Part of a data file

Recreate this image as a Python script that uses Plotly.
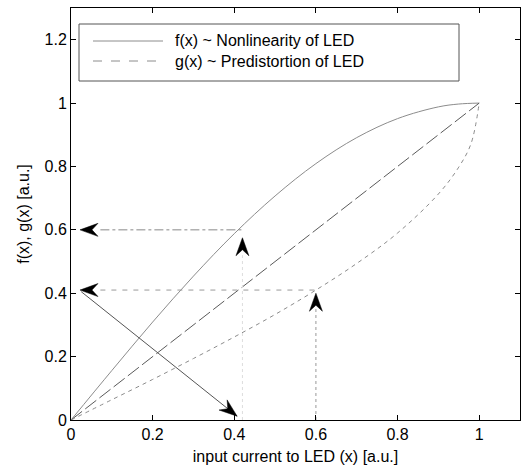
import plotly.graph_objects as go

# ---- data ----
x_f = [0.0, 0.1, 0.2, 0.3, 0.4, 0.5, 0.6, 0.7, 0.8, 0.9, 0.95, 1.0]
f_vals = [0.0, 0.156, 0.309, 0.454, 0.588, 0.707, 0.809, 0.891, 0.951, 0.988, 0.997, 1.0]

x_g = [0.0, 0.1, 0.2, 0.3, 0.4, 0.5, 0.6, 0.7, 0.8, 0.9, 0.95, 0.98, 1.0]
g_vals = [0.0, 0.064, 0.128, 0.194, 0.262, 0.333, 0.410, 0.494, 0.590, 0.713, 0.798, 0.872, 1.0]

x_diag = [0.0, 1.0]
y_diag = [0.0, 1.0]

# operating-point values used by the arrows
x_orig = 0.60      # original input
g_level = 0.41     # g(x_orig)
x_pre = 0.42       # predistorted input
f_level = 0.60     # f(x_pre)
x_left = 0.022     # where horizontal arrows end (near y axis)

x_ticks = [0, 0.2, 0.4, 0.6, 0.8, 1]
y_ticks = [0, 0.2, 0.4, 0.6, 0.8, 1, 1.2]
legend_names = ["f(x) ~ Nonlinearity of LED", "g(x) ~ Predistortion of LED"]

FONT = "Liberation Sans, Arial, Helvetica, sans-serif"

# plot geometry (pixels)
L, R, T, B = 71, 2, 8, 46
W, H = 522, 466
pw, ph = W - L - R, H - T - B
xr, yr = [0, 1.1], [0, 1.3]
sx = pw / (xr[1] - xr[0])
sy = ph / (yr[1] - yr[0])

HEAD_LEN, HEAD_HALF, NOTCH = 18, 6.5, 12


def head_path(tip, tail):
    """MATLAB-like notched arrow head at data point `tip`, pointing away from `tail`."""
    dxp = (tip[0] - tail[0]) * sx
    dyp = -(tip[1] - tail[1]) * sy  # screen y (down)
    n = (dxp ** 2 + dyp ** 2) ** 0.5
    ux, uy = dxp / n, dyp / n
    nx, ny = -uy, ux

    def pt(back, side):
        px = -ux * back + nx * side
        py = -uy * back + ny * side
        return tip[0] + px / sx, tip[1] - py / sy

    pts = [pt(0, 0), pt(HEAD_LEN, HEAD_HALF), pt(NOTCH, 0), pt(HEAD_LEN, -HEAD_HALF)]
    return "M" + " L".join(f"{a:.5f},{b:.5f}" for a, b in pts) + " Z"


fig = go.Figure()

# main curves
fig.add_trace(go.Scatter(x=x_f, y=f_vals, mode="lines", name=legend_names[0],
                         line=dict(color="#8c8c8c", width=1, shape="spline"), showlegend=False))
fig.add_trace(go.Scatter(x=x_diag, y=y_diag, mode="lines", name="x",
                         line=dict(color="#5a5a5a", width=1, dash="14px,4px"), showlegend=False))
fig.add_trace(go.Scatter(x=x_g, y=g_vals, mode="lines", name=legend_names[1],
                         line=dict(color="#8c8c8c", width=1, dash="4px,4px", shape="spline"), showlegend=False))

# helper lines
fig.add_trace(go.Scatter(x=[x_left + 0.05, x_pre], y=[f_level, f_level], mode="lines",
                         line=dict(color="#888888", width=1, dash="dashdot"), showlegend=False))
fig.add_trace(go.Scatter(x=[x_left + 0.05, x_orig], y=[g_level, g_level], mode="lines",
                         line=dict(color="#9a9a9a", width=1, dash="5px,6px"), showlegend=False))
fig.add_trace(go.Scatter(x=[x_orig, x_orig], y=[0, g_level - 0.06], mode="lines",
                         line=dict(color="#999999", width=1, dash="dot"), showlegend=False))
fig.add_trace(go.Scatter(x=[x_pre, x_pre], y=[0, f_level - 0.08], mode="lines",
                         line=dict(color="#dddddd", width=1, dash="dot"), showlegend=False))
# mirror line from g level on the y axis to x_pre on the x axis
diag_start = (x_left + 0.003, g_level - 0.005)
diag_end = (x_pre - 0.013, 0.012)
fig.add_trace(go.Scatter(x=[diag_start[0], diag_end[0]], y=[diag_start[1], diag_end[1]],
                         mode="lines", line=dict(color="#555555", width=1), showlegend=False))

# arrow heads
heads = [
    ((x_left, f_level), (x_pre, f_level)),
    ((x_left, g_level), (x_orig, g_level)),
    ((x_pre, f_level - 0.025), (x_pre, 0)),
    ((x_orig, g_level - 0.01), (x_orig, 0)),
    (diag_end, diag_start),
]
shapes = [dict(type="path", xref="x", yref="y", path=head_path(tip, tail),
               fillcolor="black", line=dict(color="black", width=0.5), layer="above")
          for tip, tail in heads]

annotations = []
# custom legend (MATLAB-like box)
lx0, lx1 = (79 - L) / pw, (459 - L) / pw
ly0, ly1 = (H - B - 81) / ph, (H - B - 24) / ph
shapes.append(dict(type="rect", xref="paper", yref="paper", x0=lx0, x1=lx1, y0=ly0, y1=ly1,
                   line=dict(color="#555555", width=1), fillcolor="white", layer="above"))
row_y = [(H - B - 41) / ph, (H - B - 61) / ph]
seg_x = [(93 - L) / pw, (163 - L) / pw]
styles = [dict(color="#8c8c8c", width=1), dict(color="#8c8c8c", width=1, dash="dash")]
for yy, st, name in zip(row_y, styles, legend_names):
    shapes.append(dict(type="line", xref="paper", yref="paper", x0=seg_x[0], x1=seg_x[1],
                       y0=yy, y1=yy, line=st, layer="above"))
    annotations.append(dict(xref="paper", yref="paper", x=(173 - L) / pw, y=yy, text=name,
                            showarrow=False, xanchor="left", yanchor="middle",
                            font=dict(family=FONT, size=16, color="black")))

axis_common = dict(showline=True, linecolor="black", linewidth=1, mirror="ticks",
                   ticks="inside", ticklen=5, tickcolor="black", showgrid=False, zeroline=False,
                   tickfont=dict(family=FONT, size=16, color="black"))

fig.update_layout(
    width=W, height=H,
    margin=dict(l=L, r=R, t=T, b=B, autoexpand=False),
    paper_bgcolor="white", plot_bgcolor="white",
    xaxis=dict(range=xr, tickvals=x_ticks, ticktext=[f"{v:g}" for v in x_ticks],
               title=dict(text="input current to LED (x) [a.u.]", font=dict(family=FONT, size=16, color="black"),
                          standoff=8),
               automargin=False, **axis_common),
    yaxis=dict(range=yr, tickvals=y_ticks, ticktext=[f"{v:g}" for v in y_ticks],
               title=dict(text="f(x), g(x) [a.u.]", font=dict(family=FONT, size=16, color="black"),
                          standoff=10),
               automargin=False, **axis_common),
    annotations=annotations, shapes=shapes,
    showlegend=False,
)

fig.write_html("out.html")
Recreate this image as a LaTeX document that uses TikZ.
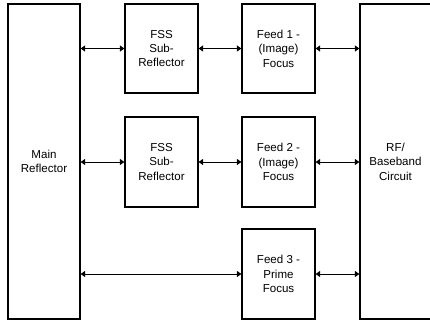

**EXERCISE INSTRUCTIONS:**
Set down the records in full and exactly. Do not carry over any image.

**OUTPUT OF THE TASK:**
Recreate this image as a Python script that uses Plotly.
import plotly.graph_objects as go

# ---- data ----
x_f = [0.0, 0.1, 0.2, 0.3, 0.4, 0.5, 0.6, 0.7, 0.8, 0.9, 0.95, 1.0]
f_vals = [0.0, 0.156, 0.309, 0.454, 0.588, 0.707, 0.809, 0.891, 0.951, 0.988, 0.997, 1.0]

x_g = [0.0, 0.1, 0.2, 0.3, 0.4, 0.5, 0.6, 0.7, 0.8, 0.9, 0.95, 0.98, 1.0]
g_vals = [0.0, 0.064, 0.128, 0.194, 0.262, 0.333, 0.410, 0.494, 0.590, 0.713, 0.798, 0.872, 1.0]

x_diag = [0.0, 1.0]
y_diag = [0.0, 1.0]

# operating-point values used by the arrows
x_orig = 0.60      # original input
g_level = 0.41     # g(x_orig)
x_pre = 0.42       # predistorted input
f_level = 0.60     # f(x_pre)
x_left = 0.022     # where horizontal arrows end (near y axis)

x_ticks = [0, 0.2, 0.4, 0.6, 0.8, 1]
y_ticks = [0, 0.2, 0.4, 0.6, 0.8, 1, 1.2]
legend_names = ["f(x) ~ Nonlinearity of LED", "g(x) ~ Predistortion of LED"]

FONT = "Liberation Sans, Arial, Helvetica, sans-serif"

# plot geometry (pixels)
L, R, T, B = 71, 2, 8, 46
W, H = 522, 466
pw, ph = W - L - R, H - T - B
xr, yr = [0, 1.1], [0, 1.3]
sx = pw / (xr[1] - xr[0])
sy = ph / (yr[1] - yr[0])

HEAD_LEN, HEAD_HALF, NOTCH = 18, 6.5, 12


def head_path(tip, tail):
    """MATLAB-like notched arrow head at data point `tip`, pointing away from `tail`."""
    dxp = (tip[0] - tail[0]) * sx
    dyp = -(tip[1] - tail[1]) * sy  # screen y (down)
    n = (dxp ** 2 + dyp ** 2) ** 0.5
    ux, uy = dxp / n, dyp / n
    nx, ny = -uy, ux

    def pt(back, side):
        px = -ux * back + nx * side
        py = -uy * back + ny * side
        return tip[0] + px / sx, tip[1] - py / sy

    pts = [pt(0, 0), pt(HEAD_LEN, HEAD_HALF), pt(NOTCH, 0), pt(HEAD_LEN, -HEAD_HALF)]
    return "M" + " L".join(f"{a:.5f},{b:.5f}" for a, b in pts) + " Z"


fig = go.Figure()

# main curves
fig.add_trace(go.Scatter(x=x_f, y=f_vals, mode="lines", name=legend_names[0],
                         line=dict(color="#8c8c8c", width=1, shape="spline"), showlegend=False))
fig.add_trace(go.Scatter(x=x_diag, y=y_diag, mode="lines", name="x",
                         line=dict(color="#5a5a5a", width=1, dash="14px,4px"), showlegend=False))
fig.add_trace(go.Scatter(x=x_g, y=g_vals, mode="lines", name=legend_names[1],
                         line=dict(color="#8c8c8c", width=1, dash="4px,4px", shape="spline"), showlegend=False))

# helper lines
fig.add_trace(go.Scatter(x=[x_left + 0.05, x_pre], y=[f_level, f_level], mode="lines",
                         line=dict(color="#888888", width=1, dash="dashdot"), showlegend=False))
fig.add_trace(go.Scatter(x=[x_left + 0.05, x_orig], y=[g_level, g_level], mode="lines",
                         line=dict(color="#9a9a9a", width=1, dash="5px,6px"), showlegend=False))
fig.add_trace(go.Scatter(x=[x_orig, x_orig], y=[0, g_level - 0.06], mode="lines",
                         line=dict(color="#999999", width=1, dash="dot"), showlegend=False))
fig.add_trace(go.Scatter(x=[x_pre, x_pre], y=[0, f_level - 0.08], mode="lines",
                         line=dict(color="#dddddd", width=1, dash="dot"), showlegend=False))
# mirror line from g level on the y axis to x_pre on the x axis
diag_start = (x_left + 0.003, g_level - 0.005)
diag_end = (x_pre - 0.013, 0.012)
fig.add_trace(go.Scatter(x=[diag_start[0], diag_end[0]], y=[diag_start[1], diag_end[1]],
                         mode="lines", line=dict(color="#555555", width=1), showlegend=False))

# arrow heads
heads = [
    ((x_left, f_level), (x_pre, f_level)),
    ((x_left, g_level), (x_orig, g_level)),
    ((x_pre, f_level - 0.025), (x_pre, 0)),
    ((x_orig, g_level - 0.01), (x_orig, 0)),
    (diag_end, diag_start),
]
shapes = [dict(type="path", xref="x", yref="y", path=head_path(tip, tail),
               fillcolor="black", line=dict(color="black", width=0.5), layer="above")
          for tip, tail in heads]

annotations = []
# custom legend (MATLAB-like box)
lx0, lx1 = (79 - L) / pw, (459 - L) / pw
ly0, ly1 = (H - B - 81) / ph, (H - B - 24) / ph
shapes.append(dict(type="rect", xref="paper", yref="paper", x0=lx0, x1=lx1, y0=ly0, y1=ly1,
                   line=dict(color="#555555", width=1), fillcolor="white", layer="above"))
row_y = [(H - B - 41) / ph, (H - B - 61) / ph]
seg_x = [(93 - L) / pw, (163 - L) / pw]
styles = [dict(color="#8c8c8c", width=1), dict(color="#8c8c8c", width=1, dash="dash")]
for yy, st, name in zip(row_y, styles, legend_names):
    shapes.append(dict(type="line", xref="paper", yref="paper", x0=seg_x[0], x1=seg_x[1],
                       y0=yy, y1=yy, line=st, layer="above"))
    annotations.append(dict(xref="paper", yref="paper", x=(173 - L) / pw, y=yy, text=name,
                            showarrow=False, xanchor="left", yanchor="middle",
                            font=dict(family=FONT, size=16, color="black")))

axis_common = dict(showline=True, linecolor="black", linewidth=1, mirror="ticks",
                   ticks="inside", ticklen=5, tickcolor="black", showgrid=False, zeroline=False,
                   tickfont=dict(family=FONT, size=16, color="black"))

fig.update_layout(
    width=W, height=H,
    margin=dict(l=L, r=R, t=T, b=B, autoexpand=False),
    paper_bgcolor="white", plot_bgcolor="white",
    xaxis=dict(range=xr, tickvals=x_ticks, ticktext=[f"{v:g}" for v in x_ticks],
               title=dict(text="input current to LED (x) [a.u.]", font=dict(family=FONT, size=16, color="black"),
                          standoff=8),
               automargin=False, **axis_common),
    yaxis=dict(range=yr, tickvals=y_ticks, ticktext=[f"{v:g}" for v in y_ticks],
               title=dict(text="f(x), g(x) [a.u.]", font=dict(family=FONT, size=16, color="black"),
                          standoff=10),
               automargin=False, **axis_common),
    annotations=annotations, shapes=shapes,
    showlegend=False,
)

fig.write_html("out.html")
Recreate this image as a LaTeX document that uses TikZ.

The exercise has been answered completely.